Occasionally you may see what appears to be a UFO with blinking colored lights and wierd sounds emanating from within. This is an illuminated bus, full of happy piligrims singing Bhajans. They go at break-neck speed, seeking contact with the Almighty, often succesfully.
Autos - Collision b/w automobiles and rickshaws (Auto Rickshaw). The triangular vehicle runs on ext. combustion engine. Fuel - Mix of Kerosene and Creosote. IT can carry iron rods, gas cylinders or even passengers. After calculations, children are folded and packed into these autos until some in the periphery are not in contact with the vehicle at all. Then their school bags are pushed into the microscopic gaps all around. These drivers follow rules depicted in the movie BEN HUR and are licensed to irritate.

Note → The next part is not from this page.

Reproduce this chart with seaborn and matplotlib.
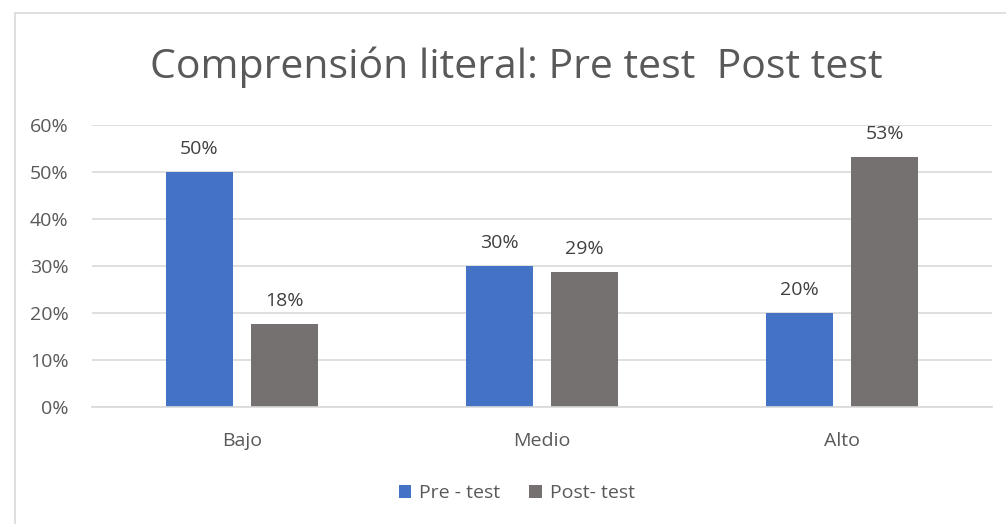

Mopeds - Oil Tin on wheels and make noise like an electric shaver. They run 30 miles on a Tea spoon of petrol and travel on break bottom speed. As the sides of the roads are too rugged, these drivers always drive in the middle of the road at a max speed of 20 Kmph. They are often "mopped" off the road by bigger, heavier vehicles.
One final aspect that could be added apart from other normal occurances like Leaning tower of passes (people hanging outta buses by 3 passenger widths) and one ways, is the speed breaker technology; one per two houses. This mound, incidentally, covers the water and drainage pipes for that residence and left untarred for the authorities to identify easily, should they want to recover the pipe for year-end accounting.
After reading all this, if you still want to learn driving in India, you are welcome from 8 PM to 11 AM, when the cops have gone home, to enjoy the "Freedom of Speed".